Ni una placa que rememore a Hernando del Castillo en la villa de Alarcón, insistimos, cuando estamos ante la figura de uno de los conquenses más ilustres de la prosaica historia de esta provincia. Ni una calle que recuerde su nombre en la villa de Alarcón, cuando la propia villa de Alarcón le debe su existencia tras la guerra del Marquesado. Allá, en la concordia que firmó don Diego López Pacheco con los Reyes Católicos el uno de marzo de 1480, estaba presente el alcaide de Alarcón. No pudo salvar al entero su hacienda y perdió parte de ella, aunque Perona la intentó mantener por una fuerza contestada por los sanclementinos; pero salvo los términos de la villa de Alarcón, que por privilegio real de 25 de marzo de 1480 salvo la propiedad de las dehesas que se extendían por el sur, al lado de la ribera del Júcar y hasta los límites actuales de Albacete y un poco más allá, Tarazona y Villalgordo incluidos.
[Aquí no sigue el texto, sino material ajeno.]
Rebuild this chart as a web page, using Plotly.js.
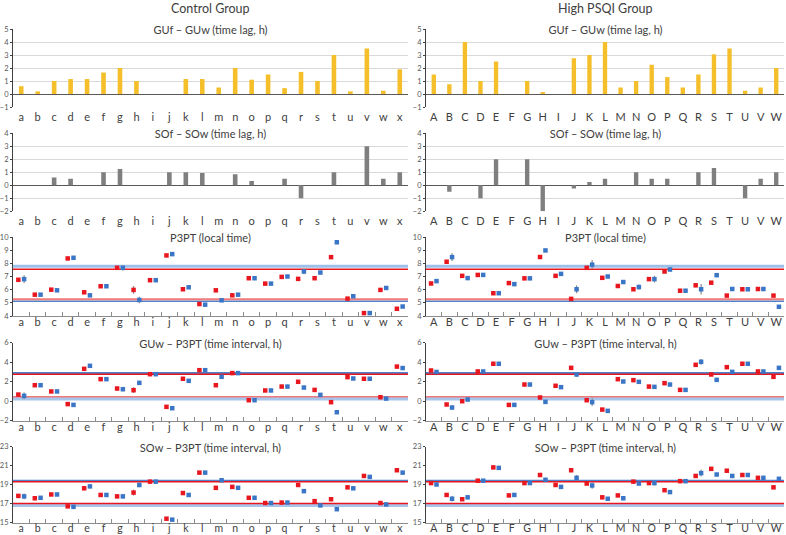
<!DOCTYPE html>
<html>
<head>
<meta charset="utf-8">
<script src="https://cdn.plot.ly/plotly-3.0.1.min.js"></script>
<style>html,body{margin:0;padding:0;background:#fff;}#chart{width:786px;height:535px;}</style>
</head>
<body>
<div id="chart"></div>
<script>
// ---------- categories ----------
const catsCtrl = ['a','b','c','d','e','f','g','h','i','j','k','l','m','n','o','p','q','r','s','t','u','v','w','x'];
const catsHigh = ['A','B','C','D','E','F','G','H','I','J','K','L','M','N','O','P','Q','R','S','T','U','V','W'];

// ---------- titles ----------
const groupTitles = ['Control Group', 'High PSQI Group'];
const rowTitles = ['GUf \u2013 GUw (time lag, h)', 'SOf \u2013 SOw (time lag, h)', 'P3PT (local time)',
                   'GUw \u2013 P3PT (time interval, h)', 'SOw \u2013 P3PT (time interval, h)'];

// ---------- bar rows ----------
const guLagCtrl = [0.6,0.2,1.0,1.15,1.15,1.65,2.0,1.0,0,0,1.15,1.15,0.5,2.0,1.1,1.5,0.45,1.7,1.0,3.0,0.2,3.5,0.25,1.9];
const soLagCtrl = [0,0,0.6,0.5,0,1.0,1.25,0,0,1.0,1.0,0.95,0,0.85,0.33,0,0.5,-1.0,0,1.0,0,3.0,0.5,1.0];
const guLagHigh = [1.5,0.75,4.0,1.0,2.5,0,1.0,0.15,0,2.75,3.0,4.0,0.5,1.0,2.25,1.3,0.5,1.5,3.05,3.5,0.25,0.5,2.0];
const soLagHigh = [0,-0.5,0,-1.0,2.0,0,2.0,-2.0,0,-0.25,0.25,0.5,0,1.0,0.5,0.5,0,1.0,1.33,0,-1.0,0.5,1.0];

// ---------- P3PT (local time) ----------
const p3ptCtrlRed  = [6.75,5.62,6.0,8.37,5.8,6.26,7.66,5.98,6.72,8.6,6.03,4.91,5.95,5.57,6.87,6.46,6.97,6.82,6.87,8.47,5.32,4.22,5.98,4.55];
const p3ptCtrlBlue = [6.8,5.62,5.95,8.42,5.57,6.26,7.66,5.22,6.72,8.7,6.18,4.86,5.19,5.62,6.87,6.46,7.0,7.38,7.3,9.6,5.5,4.22,6.13,4.72];
const p3ptCtrlRedErr  = [0,0,0,0.12,0,0,0,0.3,0,0,0,0,0,0,0,0,0,0,0,0,0,0,0,0];
const p3ptCtrlBlueErr = [0.3,0,0,0.15,0,0,0.2,0.25,0,0,0,0,0,0,0,0,0,0.2,0,0.12,0,0,0,0];
const p3ptHighRed  = [6.47,8.12,7.05,7.12,5.73,6.5,6.86,8.48,7.05,5.3,7.66,6.9,6.28,6.03,6.8,7.38,5.92,6.33,6.53,5.55,6.03,6.05,5.55];
const p3ptHighBlue = [6.65,8.47,6.88,7.12,5.73,6.42,6.86,8.98,7.2,6.03,7.9,7.0,6.58,6.2,6.8,7.53,5.92,6.03,7.1,6.05,6.03,6.05,4.7];
const p3ptHighRedErr  = [0,0.15,0,0,0,0,0,0,0,0.1,0,0,0,0,0,0,0,0,0,0,0,0,0];
const p3ptHighBlueErr = [0.1,0.3,0,0,0,0,0,0,0.12,0.3,0.35,0,0,0.2,0.25,0,0,0.4,0,0.12,0,0,0.12];

// ---------- GUw - P3PT ----------
const guwCtrlRed  = [0.68,1.64,1.0,-0.3,3.32,2.26,1.3,1.13,2.77,-0.58,2.3,3.18,1.64,2.88,0.1,1.1,1.5,1.99,1.16,-0.1,2.47,2.3,0.41,3.55];
const guwCtrlBlue = [0.55,1.64,1.0,-0.38,3.63,2.26,1.23,1.88,2.77,-0.72,2.09,3.18,2.5,2.88,0.1,1.1,1.5,1.4,0.65,-1.13,2.33,2.3,0.27,3.4];
const guwCtrlRedErr  = [0,0,0,0,0,0,0,0.3,0,0,0,0,0,0,0,0,0,0,0,0,0,0,0,0];
const guwCtrlBlueErr = [0.35,0,0,0,0,0,0.2,0.2,0,0,0,0,0,0,0,0,0,0.15,0,0,0,0,0,0];
const guwHighRed  = [3.15,-0.34,0.0,3.05,3.84,-0.38,1.71,0.38,1.58,3.42,0.1,-0.86,2.26,2.16,1.5,1.85,1.16,3.73,2.74,3.49,3.84,3.05,2.5];
const guwHighBlue = [3.0,-0.65,0.17,3.05,3.84,-0.38,1.71,-0.07,1.44,2.74,-0.1,-0.99,2.02,1.99,1.47,1.71,1.16,4.04,2.19,3.01,3.84,3.05,3.42];
const guwHighRedErr  = [0,0.1,0,0,0,0,0,0,0,0.15,0,0,0,0,0,0,0,0,0,0,0,0,0];
const guwHighBlueErr = [0,0.2,0,0,0,0,0,0,0,0.25,0.4,0,0,0.15,0.2,0,0,0.3,0,0,0,0,0.15];

// ---------- SOw - P3PT ----------
const sowCtrlRed  = [17.8,17.55,17.95,16.7,18.6,17.9,17.75,18.15,19.3,15.4,18.1,20.25,18.65,18.75,17.6,17.05,17.1,18.95,17.25,17.45,18.7,19.9,17.05,20.5];
const sowCtrlBlue = [17.75,17.6,17.95,16.65,18.8,17.9,17.75,18.95,19.3,15.3,17.9,20.25,19.45,18.65,17.6,17.05,17.1,18.3,16.8,16.4,18.6,19.8,16.9,20.25];
const sowCtrlRedErr  = [0,0,0,0,0,0,0,0.3,0,0,0,0,0,0,0,0,0,0,0,0,0,0,0,0];
const sowCtrlBlueErr = [0.3,0,0,0,0,0,0.2,0.25,0,0,0,0,0,0,0,0,0,0.15,0,0,0,0,0,0];
const sowHighRed  = [19.15,17.9,17.45,19.4,20.8,17.85,19.15,20.0,18.95,20.5,19.1,17.65,17.85,19.3,19.15,18.4,19.35,19.9,20.65,20.45,20.0,19.7,18.7];
const sowHighBlue = [19.0,17.5,17.65,19.4,20.75,17.9,19.15,19.5,18.75,19.7,18.9,17.5,17.55,19.1,19.15,18.2,19.35,20.2,20.05,19.9,20.0,19.7,19.6];
const sowHighRedErr  = [0,0.15,0,0,0,0,0,0,0,0.15,0,0,0,0,0,0,0,0,0,0,0,0,0];
const sowHighBlueErr = [0,0.3,0,0,0,0,0,0,0.12,0.3,0.35,0,0,0.15,0.25,0,0,0.35,0,0,0,0,0.2];

// ---------- reference lines (blue upper, red upper, red lower, blue lower) ----------
const p3ptRefLines = [7.78, 7.55, 5.28, 5.12];
const guwRefLines  = [2.9, 2.77, 0.45, 0.27];
const sowRefLines  = [19.4, 19.3, 17.0, 16.85];

// ---------- layout geometry ----------
const W = 786, H = 535;
const colX = [[13, 408], [426, 784]];
const rowY = [[29, 107], [133.3, 211.3], [237, 316], [342.7, 420.7], [446.5, 522.5]];
const yRanges = [[-1,5], [-2,4], [4,10], [-2,6], [15,23]];
const yDticks = [1, 1, 1, 2, 2];

const FONT = 'Lato, "Liberation Sans", sans-serif';
const RED = '#e8161e', BLUE = '#3b76c6';
const BAR_COLORS = ['#f4bf2a', '#7f7f7f'];

const colCats = [catsCtrl, catsHigh];
const barData = [[guLagCtrl, soLagCtrl], [guLagHigh, soLagHigh]];
const ptData = [
  [[p3ptCtrlRed, p3ptCtrlBlue, p3ptCtrlRedErr, p3ptCtrlBlueErr],
   [guwCtrlRed, guwCtrlBlue, guwCtrlRedErr, guwCtrlBlueErr],
   [sowCtrlRed, sowCtrlBlue, sowCtrlRedErr, sowCtrlBlueErr]],
  [[p3ptHighRed, p3ptHighBlue, p3ptHighRedErr, p3ptHighBlueErr],
   [guwHighRed, guwHighBlue, guwHighRedErr, guwHighBlueErr],
   [sowHighRed, sowHighBlue, sowHighRedErr, sowHighBlueErr]]
];
const refLines = [p3ptRefLines, guwRefLines, sowRefLines];
// styles per row for [blueUpper, redUpper, redLower, blueLower]
const refStyles = [
  [{c:'#9cc0ea', w:3}, {c:RED, w:1.5}, {c:'#f07a7a', w:2}, {c:'#4f84cc', w:1.5}],
  [{c:'#4f84cc', w:2}, {c:RED, w:1.5}, {c:'#f07a7a', w:1.5}, {c:'#a8c6ec', w:4}],
  [{c:'#4f84cc', w:2}, {c:RED, w:1.5}, {c:RED, w:1.5}, {c:'#a8c6ec', w:4}]
];

const traces = [];
const layout = {
  width: W, height: H,
  margin: {l:0, r:0, t:0, b:0},
  paper_bgcolor: '#fff', plot_bgcolor: 'rgba(0,0,0,0)',
  showlegend: false,
  bargap: 0.72,
  scattermode: 'group',
  scattergap: 0.3,
  font: {family: FONT, color: '#404040'},
  annotations: [],
  shapes: []
};

for (let c = 0; c < 2; c++) {
  for (let r = 0; r < 5; r++) {
    const k = c * 5 + r + 1;
    const xa = 'x' + (k === 1 ? '' : k), ya = 'y' + (k === 1 ? '' : k);
    const xKey = 'xaxis' + (k === 1 ? '' : k), yKey = 'yaxis' + (k === 1 ? '' : k);
    const xd = [colX[c][0] / W, colX[c][1] / W];
    const yd = [1 - rowY[r][1] / H, 1 - rowY[r][0] / H];
    const isBar = r < 2;
    layout[xKey] = {
      domain: xd, anchor: ya, type: 'category',
      range: [-0.5, colCats[c].length - 0.5],
      showgrid: false, zeroline: false,
      showline: !isBar, linecolor: '#8c8c8c', linewidth: 1,
      ticks: isBar ? '' : 'inside', tickson: 'boundaries', ticklen: 4, tickcolor: '#8c8c8c',
      tickangle: 0,
      tickfont: {size: r === 4 ? 10.5 : 11, color: '#404040', family: FONT},
      ticklabelstandoff: isBar ? 2 : -4,
      fixedrange: true
    };
    layout[yKey] = {
      domain: yd, anchor: xa,
      range: yRanges[r], dtick: yDticks[r], tick0: yRanges[r][0],
      showgrid: isBar, gridcolor: '#d9d9d9', gridwidth: 1,
      zeroline: isBar, zerolinecolor: '#595959', zerolinewidth: 1,
      showline: true, linecolor: '#404040', linewidth: 1,
      ticks: 'outside', ticklen: 2, tickcolor: '#404040',
      tickfont: {size: 7.5, color: '#595959', family: FONT},
      ticklabelstandoff: 0,
      fixedrange: true
    };
    // subplot title
    layout.annotations.push({
      xref: 'paper', yref: 'paper',
      x: (xd[0] + xd[1]) / 2, y: yd[1],
      xanchor: 'center', yanchor: 'middle',
      text: rowTitles[r], showarrow: false,
      font: {size: 11, color: '#404040', family: FONT},
      bgcolor: '#ffffff', width: 145, height: 14
    });
    if (isBar) {
      traces.push({
        type: 'bar', x: colCats[c], y: barData[c][r],
        xaxis: xa, yaxis: ya,
        marker: {color: BAR_COLORS[r], line: {width: 0}},
        hoverinfo: 'x+y'
      });
    } else {
      const d = ptData[c][r - 2];
      const cols = [RED, BLUE];
      for (let s = 0; s < 2; s++) {
        traces.push({
          type: 'scatter', mode: 'markers', orientation: 'v',
          x: colCats[c], y: d[s], xaxis: xa, yaxis: ya,
          offsetgroup: 'g' + s,
          marker: {symbol: 'square', size: 4.5, color: cols[s]},
          error_y: {type: 'data', array: d[s + 2], visible: true, color: '#8a8a8a', thickness: 1.2, width: 0},
          cliponaxis: false
        });
      }
      const vals = refLines[r - 2];
      const sty = refStyles[r - 2];
      const order = [0, 3, 1, 2];
      order.forEach(i => {
        layout.shapes.push({
          type: 'line', xref: xa + ' domain', yref: ya,
          x0: 0, x1: 1, y0: vals[i], y1: vals[i],
          line: {color: sty[i].c, width: sty[i].w},
          layer: 'below'
        });
      });
    }
  }
}

// group titles
groupTitles.forEach((t, c) => {
  layout.annotations.push({
    xref: 'paper', yref: 'paper',
    x: (colX[c][0] + colX[c][1]) / 2 / W, y: 1,
    xanchor: 'center', yanchor: 'top',
    text: t, showarrow: false, borderpad: 0,
    font: {size: 12.5, color: '#404040', family: FONT}
  });
});

Plotly.newPlot('chart', traces, layout, {staticPlot: true, displayModeBar: false});
</script>
</body>
</html>
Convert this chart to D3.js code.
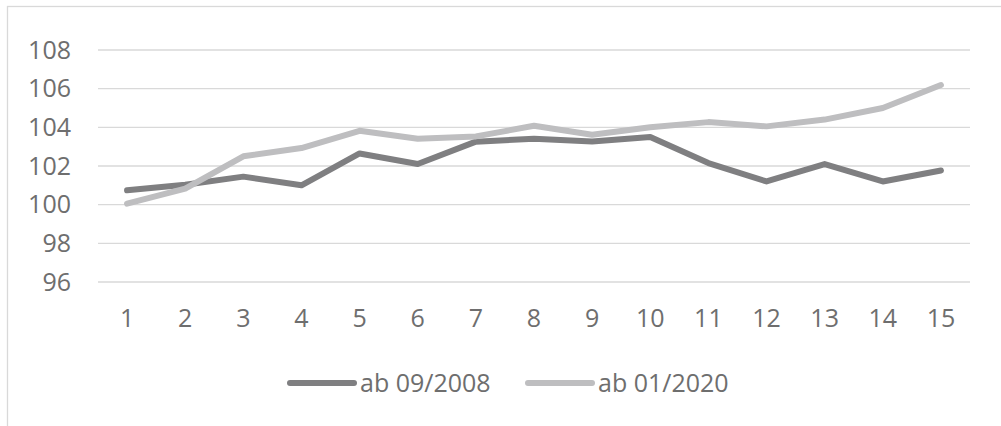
<!DOCTYPE html>
<html>
<head>
<meta charset="utf-8">
<script src="https://cdn.jsdelivr.net/npm/d3@7"></script>
<style>
  html, body { margin: 0; padding: 0; background: #fff; }
  svg { display: block; font-family: "Open Sans", sans-serif; }
</style>
</head>
<body>
<svg id="chart" width="1001" height="426"></svg>
<script>
// x categories and the two index series
const categories = ['1', '2', '3', '4', '5', '6', '7', '8', '9', '10', '11', '12', '13', '14', '15'];
const series2008 = [100.74, 101.03, 101.45, 101.0, 102.65, 102.1, 103.26, 103.41, 103.27, 103.5, 102.15, 101.2, 102.1, 101.2, 101.77];
const series2020 = [100.05, 100.83, 102.5, 102.93, 103.82, 103.41, 103.53, 104.08, 103.62, 104.0, 104.27, 104.05, 104.4, 105.0, 106.19];
const yTicks = [96, 98, 100, 102, 104, 106, 108];
const seriesNames = ['ab 09/2008', 'ab 01/2020'];

const colors = ['#7f7f81', '#bebec0'];
const textColor = '#6e6e6e';
const fontSize = '25px';

const svg = d3.select('#chart');

// chart frame
svg.append('rect')
  .attr('x', 7.5).attr('y', 6.5)
  .attr('width', 1010).attr('height', 440)
  .attr('fill', 'none')
  .attr('stroke', '#d9d9d9')
  .attr('stroke-width', 1.3);

// plot area
const plot = { left: 98, right: 970, top: 50, bottom: 282 };

const x = d3.scaleBand()
  .domain(categories)
  .range([plot.left, plot.right]);

const y = d3.scaleLinear()
  .domain([96, 108])
  .range([plot.bottom, plot.top]);

// gridlines
svg.append('g')
  .selectAll('line')
  .data(yTicks)
  .join('line')
  .attr('x1', plot.left).attr('x2', plot.right)
  .attr('y1', d => y(d)).attr('y2', d => y(d))
  .attr('stroke', '#d9d9d9')
  .attr('stroke-width', 1.4);

// y axis labels
const yAxis = svg.append('g')
  .attr('transform', `translate(${plot.left - 27},0)`)
  .call(d3.axisLeft(y).tickValues(yTicks).tickSize(0).tickPadding(0));
yAxis.select('.domain').remove();
yAxis.selectAll('text')
  .attr('fill', textColor)
  .style('font-size', fontSize)
  .style('font-family', '"Open Sans", sans-serif');

// x axis labels
const xAxis = svg.append('g')
  .attr('transform', `translate(0,${plot.bottom + 27})`)
  .call(d3.axisBottom(x).tickSize(0).tickPadding(0));
xAxis.select('.domain').remove();
xAxis.selectAll('text')
  .attr('fill', textColor)
  .style('font-size', fontSize)
  .style('font-family', '"Open Sans", sans-serif');

// lines
const line = d3.line()
  .x((d, i) => x(categories[i]) + x.bandwidth() / 2)
  .y(d => y(d));

[series2008, series2020].forEach((s, i) => {
  svg.append('path')
    .datum(s)
    .attr('d', line)
    .attr('fill', 'none')
    .attr('stroke', colors[i])
    .attr('stroke-width', 6)
    .attr('stroke-linecap', 'round')
    .attr('stroke-linejoin', 'round');
});

// legend
const legendX = [290, 528];
const legendY = 383;
const legend = svg.append('g');
seriesNames.forEach((name, i) => {
  legend.append('line')
    .attr('x1', legendX[i]).attr('x2', legendX[i] + 64)
    .attr('y1', legendY).attr('y2', legendY)
    .attr('stroke', colors[i])
    .attr('stroke-width', 6)
    .attr('stroke-linecap', 'round');
  legend.append('text')
    .attr('x', legendX[i] + 70)
    .attr('y', legendY)
    .attr('dy', '0.35em')
    .attr('fill', textColor)
    .style('font-size', fontSize)
    .text(name);
});
</script>
</body>
</html>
Alarcón no perdió sus términos ni por guerras ni por sentencias, sino por el sencillo empuje de unos aldeanos jareños que roturaban sus dehesas y las convertían en tierras de pan llevar. Lo hacían con el dinero que les prestaban los Castillo a censo para comprar las semillas y los útiles de labranza necesarios; dinero que recuperaban como renta y como maquila en sus molinos del Júcar. Esos labradores también veían usurpados parte de sus beneficios como diezmos pagados a las cinco iglesias de Alarcón. O es que alguien piensa que la exuberancia de Santa María de Alarcón es deudora de los recursos de una villa de poco más de doscientos vecinos.
Alarcón debe su esplendor a unos labradores del sur, como les debe su ruina. Esos labradores de Quintanar, la Jara o Tarazona mudaron su condición de renteros en propietarios paulatinamente. El dinero del sur dejo de fluir para llenar las arcas de la villa de Alarcón. El legado del viejo alcaide de Alarcón era demasiado grande para ser sustentado durante mucho tiempo por sus incapaces hijos y nietos, que no veían intereses más allá de la tierra o villa donde se avecindaban. Su legado cayó en el olvido, como ha caído en el silencio de los tiempos su figura. Tal vez algún día, al visitar Alarcón, el primer nombre que salga de los labios de los guías turísticos sea el de Hernando del Castillo y no ese otro de los marqueses de Villena, si no es para recordar a un suplicante Diego López Pacheco, que, suplicante, acudía ante nuestro alcaide para salvar sus estados.